We have the data split in two: a training and a test set. We want to see how the models fitted on the training set explain the test data.

Our first graph is a plot of the predicted values from the two fits against the “true” values. It generally shows us, that our mboost-model (green dots) seems to come closer to the true values (the blue dots), than the linear regression (red dots) does.

We could also illustrate this with the distribution of the two models’ error terms.

The overall conclusion seems to be that mboost comes closer. But it is also worth noting, that it seems to capture the nonlinearity better. Looking at the distribution of the error terms, we see that GAM generally produces lower errors, and perhaps also more “normal” errors.

Stylized fits

Of further interest is also how well mboost captures the individual channels’ potential nonlinearities against the linear model, which does nothing in this direction:

Stylized fit: x1

The “true” x1 was linear, and both models seem to capture this. It is important to keep in mind that our restrictions in the mboost allowed for a nonlinear estimate of x1, but the estimate yielded is almost linear.

Stylized fit: x2

Before looking at x2 and x3 we just, once more, want to emphasize, that the assumptions made for all inputs in the mboost model where the same, but the model was still able to differentiate between the linear and the nonlinear inputs.

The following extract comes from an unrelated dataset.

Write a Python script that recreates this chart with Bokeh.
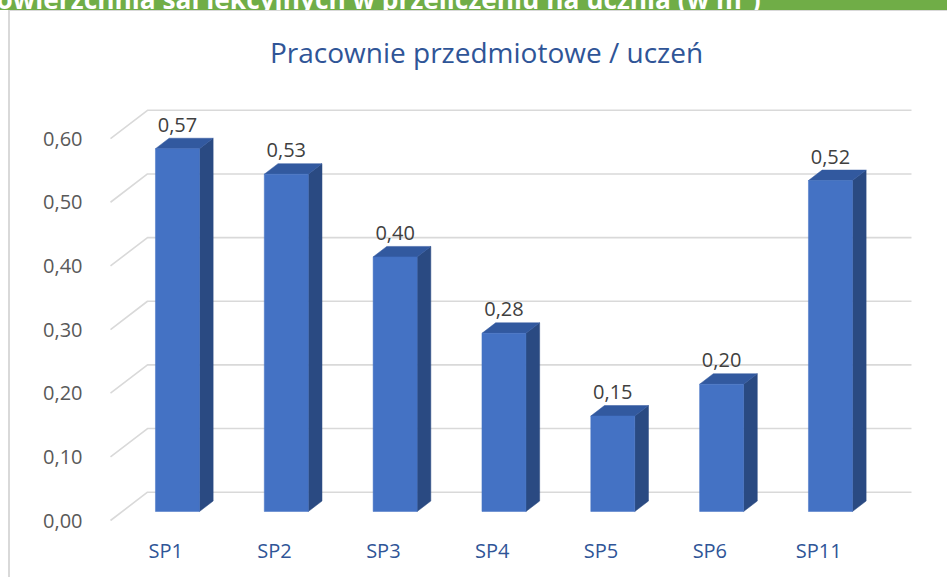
from bokeh.plotting import figure
from bokeh.models import Range1d, FixedTicker, Label, Div, ColumnDataSource, CustomJSTickFormatter
from bokeh.layouts import column, row
from bokeh.embed import file_html
from bokeh.resources import INLINE
from bokeh.core.properties import value

# ---------------- data ----------------
categories = ["SP1", "SP2", "SP3", "SP4", "SP5", "SP6", "SP11"]
values = [0.57, 0.53, 0.40, 0.28, 0.15, 0.20, 0.52]
value_labels = ["0,57", "0,53", "0,40", "0,28", "0,15", "0,20", "0,52"]
y_ticks = [0.0, 0.1, 0.2, 0.3, 0.4, 0.5, 0.6]
y_tick_labels = ["0,00", "0,10", "0,20", "0,30", "0,40", "0,50", "0,60"]
title_text = "Pracownie przedmiotowe / uczeń"
banner_text = "Powierzchnia sal lekcyjnych w przeliczeniu na ucznia (w m²)"

# ---------------- geometry (pixel -> data helpers) ----------------
PXX = 1 / 108.83   # data units per px (x)
PXY = 1 / 636.5    # data units per px (y)
DEPTH_X, DEPTH_Y = 37 * PXX, 28.3 * PXY          # full floor depth
BAR_OFF_X, BAR_OFF_Y = 0.318 * DEPTH_X, 0.318 * DEPTH_Y
BAR_DX, BAR_DY = 0.37 * DEPTH_X, 0.37 * DEPTH_Y
HALF_W = 22 * PXX
GRID_X0 = -55.2 * PXX
GRID_X1 = 745.8 * PXX

FONT = "Open Sans"

p = figure(width=937, height=566, output_backend="svg", toolbar_location=None,
           x_range=Range1d(-0.5991, 7.1837), y_range=Range1d(-0.015711, 0.79969),
           min_border_left=90, min_border_right=0, min_border_top=0, min_border_bottom=47,
           margin=0)
p.outline_line_color = None
p.grid.visible = False
p.background_fill_color = "white"
p.border_fill_color = "white"

# back-wall gridlines with floor diagonals
gxs, gys = [], []
for t in y_ticks:
    gxs.append([GRID_X0, GRID_X0 + DEPTH_X, GRID_X1])
    gys.append([t, t + DEPTH_Y, t + DEPTH_Y])
p.multi_line(xs=gxs, ys=gys, line_color="#D9D9D9", line_width=1.6)

# bars
idx = list(range(len(categories)))
left = [i + BAR_OFF_X - HALF_W for i in idx]
right = [i + BAR_OFF_X + HALF_W for i in idx]
bottom = [BAR_OFF_Y for _ in idx]
top = [v + BAR_OFF_Y for v in values]

side_xs, side_ys, top_xs, top_ys = [], [], [], []
for l, r, b, t in zip(left, right, bottom, top):
    side_xs.append([r, r + BAR_DX, r + BAR_DX, r])
    side_ys.append([b, b + BAR_DY, t + BAR_DY, t])
    top_xs.append([l, r, r + BAR_DX, l + BAR_DX])
    top_ys.append([t, t, t + BAR_DY, t + BAR_DY])

p.patches(xs=side_xs, ys=side_ys, fill_color="#2A4A82", line_color="#2A4A82", line_width=0.5)
p.patches(xs=top_xs, ys=top_ys, fill_color="#32599F", line_color="#32599F", line_width=0.5)
p.quad(left=left, right=right, bottom=bottom, top=top, fill_color="#4472C4", line_color="#4472C4", line_width=0.5)

# value labels
lab_src = ColumnDataSource(dict(x=[i + BAR_OFF_X for i in idx], y=top, text=value_labels))
p.text(x="x", y="y", text="text", source=lab_src, text_align="center", text_baseline="alphabetic",
       y_offset=-24, text_font=value(FONT), text_font_size="20px", text_color="#404040")

# title
p.add_layout(Label(x=2.948, y=0.7368, text=title_text, text_align="center", text_baseline="alphabetic",
                   text_font=FONT, text_font_size="28px", text_color="#2F5597"))

# axes
p.xaxis.ticker = FixedTicker(ticks=idx)
p.xaxis.formatter = CustomJSTickFormatter(args=dict(cat_labels=categories),
                                          code="return cat_labels[Math.round(tick)] || '';")
p.xaxis.axis_line_color = None
p.xaxis.major_tick_line_color = None
p.xaxis.minor_tick_line_color = None
p.xaxis.major_label_standoff = 0
p.xaxis.major_label_text_font = FONT
p.xaxis.major_label_text_font_size = "20px"
p.xaxis.major_label_text_color = "#2F5597"

p.yaxis.ticker = FixedTicker(ticks=y_ticks)
p.yaxis.formatter = CustomJSTickFormatter(args=dict(tick_vals=y_ticks, tick_texts=y_tick_labels),
    code="const k = tick_vals.findIndex(t => Math.abs(t - tick) < 1e-9); return k >= 0 ? tick_texts[k] : '';")
p.yaxis.axis_line_color = None
p.yaxis.major_tick_line_color = None
p.yaxis.minor_tick_line_color = None
p.yaxis.major_label_standoff = 12
p.yaxis.major_label_text_font = FONT
p.yaxis.major_label_text_font_size = "20px"
p.yaxis.major_label_text_color = "#595959"

# frame / banner
banner = Div(text=('<div style="position:relative; left:-20px; top:-14.5px; font-family:\'Open Sans\'; '
                   'font-weight:bold; font-size:26.3px; line-height:26.3px; color:white; white-space:nowrap;">'
                   + banner_text + '</div>'),
             width=947, height=10, margin=0,
             styles={"background-color": "#70AD47", "overflow": "hidden"})
spacer = Div(text="", width=8, height=567, margin=0)
top_line = Div(text="", width=939, height=1, margin=0, styles={"background-color": "#D9D9D9"})
left_line = Div(text="", width=2, height=566, margin=0, styles={"background-color": "#D9D9D9"})

root = column(banner, row(spacer, column(top_line, row(left_line, p, margin=0), margin=0), margin=0),
              margin=0)

open("out.html", "w").write(file_html(root, INLINE))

The true x2 had both a threshold point and a saturation point. The out-of-the-box mboost fit gets pretty close to capturing this. The linear model does… not (surprised?).

Stylized fit: x3

The true x3 was a concave function. We see, once more, that mboost gets pretty close to capturing this.

Wrappin’ Up

Generally, the boosting algorithm implemented for GAM models in mboost provides a powerful estimation framework for high-dimensional regression models with nonlinear effects. Moreover, although the example in this post is too simple to reflect modern applications in data science, the framework can easily be applied to higher dimensional models. To dive deeper into the realm of statistical boosting, an excellent place to start is the official documentation supplied by the authors at CRAN. Happy modelling!